Xi Jinping speeds China's ascent
China's leader is driving his country to match a declining America by 2035. That is only four or five Australian elections away. Originally published in the Australian Financial Review.
Nearly a year after it surfaced in Wuhan, the new coronavirus continues to roil the world. Europe is back in lockdown. America has all but succumbed to its spread. Australia, with a handful of cases, is only gingerly reopening.
Just one major country, China, where the virus started its spread on the back of government negligence and cover-ups, is accelerating into the post-COVID-19 world.
China’s policies over the half decade are being formally decided this week at a meeting in Beijing of the Central Committee, the 370-strong body that acts as the ruling Communist Party’s enlarged board of directors, albeit one that runs at the whim of its CEO, Xi Jinping.
Old communist habits die hard, which means all media are excluded from the hotel in west Beijing where the meetings are held and the delegates themselves locked in the venue until the conclusion.
Thanks to recent top-level pronouncements, however, we have a good sense of the broad strokes of the next five-year economic plan the delegates approved late on Thursday, though the granular detail won’t come until next year.
The plan, like much of Xi’s current agenda, is all about speeding up on multiple fronts.
The new economic policy, which goes by the clunky name of “dual circulation”, has two aims. The first is to drive faster growth through domestic consumption rather than investment and exports.
The second aim, with profound geo-political implications, is to wean China off any kind of reliance on foreign, and in particular, US technology, to limit Washington’s ability to pressure it.
China is not so much “de-coupling” as “de-Americanising”.
Internal politics in China make any backsliding from the pre-determined grand struggle against the West just about impossible.
China’s economy has already returned to growth this year, in contrast to the US. On current projections, that means China’s economy will surpass America’s economy in size earlier than expected, by about 2028.
China is speeding up its regional ambitions as well, notably around the self-governing island of Taiwan, which Beijing claims as Chinese territory. China’s military activity around Taiwan has sharply escalated in recent months, prompting Frances Adamson, the head of theDepartment of Foreign Affairs and Trade to say on Wednesday she was more concerned about a potential crisis “possibly at any time in the past three- and-a- half decades I've worked on this subject”.
Deng Xiaoping, China’s paramount leader for two decades from the late 1970s, once set a target date of 2050 for the country to achieve “modernisation”, or, put another way, to be on par with the US.

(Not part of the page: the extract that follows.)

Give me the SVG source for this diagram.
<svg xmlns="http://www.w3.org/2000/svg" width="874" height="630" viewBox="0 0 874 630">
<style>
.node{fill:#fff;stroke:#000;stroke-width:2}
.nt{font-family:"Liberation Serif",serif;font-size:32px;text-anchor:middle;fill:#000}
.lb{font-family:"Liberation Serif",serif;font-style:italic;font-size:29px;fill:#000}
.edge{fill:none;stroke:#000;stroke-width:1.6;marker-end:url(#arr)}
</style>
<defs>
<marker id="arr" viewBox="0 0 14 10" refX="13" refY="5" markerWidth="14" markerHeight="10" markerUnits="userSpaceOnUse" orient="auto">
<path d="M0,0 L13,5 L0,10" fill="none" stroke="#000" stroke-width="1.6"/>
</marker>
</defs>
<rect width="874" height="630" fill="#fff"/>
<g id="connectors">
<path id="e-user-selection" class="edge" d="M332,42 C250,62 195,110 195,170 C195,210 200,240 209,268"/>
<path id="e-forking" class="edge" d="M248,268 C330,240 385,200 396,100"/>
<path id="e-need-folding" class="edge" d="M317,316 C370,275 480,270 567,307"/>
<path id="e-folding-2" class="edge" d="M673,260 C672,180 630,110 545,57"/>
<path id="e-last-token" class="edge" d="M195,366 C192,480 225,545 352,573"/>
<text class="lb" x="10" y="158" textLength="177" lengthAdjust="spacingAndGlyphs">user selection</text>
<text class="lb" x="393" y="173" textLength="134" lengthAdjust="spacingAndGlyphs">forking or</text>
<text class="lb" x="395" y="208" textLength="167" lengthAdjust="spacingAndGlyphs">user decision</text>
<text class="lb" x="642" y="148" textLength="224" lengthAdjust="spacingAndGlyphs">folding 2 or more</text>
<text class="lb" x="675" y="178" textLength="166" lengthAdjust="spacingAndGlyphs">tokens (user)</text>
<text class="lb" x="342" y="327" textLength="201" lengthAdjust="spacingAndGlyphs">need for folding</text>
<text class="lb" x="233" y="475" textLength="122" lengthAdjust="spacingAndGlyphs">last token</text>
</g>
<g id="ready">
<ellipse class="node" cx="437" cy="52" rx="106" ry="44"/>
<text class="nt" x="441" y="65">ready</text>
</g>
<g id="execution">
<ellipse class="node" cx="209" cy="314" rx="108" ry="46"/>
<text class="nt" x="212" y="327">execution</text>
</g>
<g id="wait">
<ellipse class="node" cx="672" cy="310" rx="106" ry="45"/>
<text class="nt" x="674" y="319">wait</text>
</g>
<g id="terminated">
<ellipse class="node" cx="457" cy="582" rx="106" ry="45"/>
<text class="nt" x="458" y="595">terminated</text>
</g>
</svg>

That timetable is being accelerated too.
Li Junru, a former deputy head of the Central Party School, the top training academy of senior officials, told the state media the target could now be reached 15 years earlier, by 2035.
In Australian terms, that is not far off. It’s about four to five federal elections away, or perhaps more balefully, the year in which the first of the country’s new submarines goes into service, as long as testing of the vessel passes muster on time in 2034.
Although claims of a vaccine for COVID-19 have to be taken with a grain of salt, senior Chinese leaders have been telling foreign visitors recently that they have already been personally vaccinated, in some cases, a number of times.
Beijing has gone through bouts of hubris over the last decade only to find that the US was a much more resilient.
If they are telling the truth, that is no small thing. Given the effort that goes into preserving the health of top party members in China, they must have great confidence in the vaccine to be using it on themselves.
The vaccine, in turn, will provide a platform for Chinese diplomacy to gain pace as well.
China’s overly belligerent reaction to any criticism of its initial handling of COVID-19 (and its subsequent so-called "mask diplomacy") has seen its standing in developed countries plummet.
Beijing may be able to do little to correct that. Internal politics in China make any backsliding from the pre-determined grand struggle against the West, and especially America, just about impossible, apart from tactical zig-zags here and there.
But the provision of a vaccine to developing countries such as Indonesia that are struggling to bring the virus to heel could be enormously beneficial to Beijing’s standing with governing elites and the population at large.
Xi, as head of the communist party and just about everything else in China, is driving Beijing’s ambition on all fronts. By the year’s end, he is looking stronger than ever, and the US, and its political system, weaker.
After struggling to manage an unpredictable Trump early in his first term, Beijing now sees him much more an agent and accelerant of a secular American decline.
They may be wrong. Beijing has gone through a few bouts of hubris over the last decade only to find that the US was a much more resilient and enduring power than they had thought.
Their frenetic pace on all fronts at the moment suggests that they think that this time will be different, no matter who wins in the US presidential election next week.
Richard McGregor is a senior fellow at the Lowy Institute in Sydney.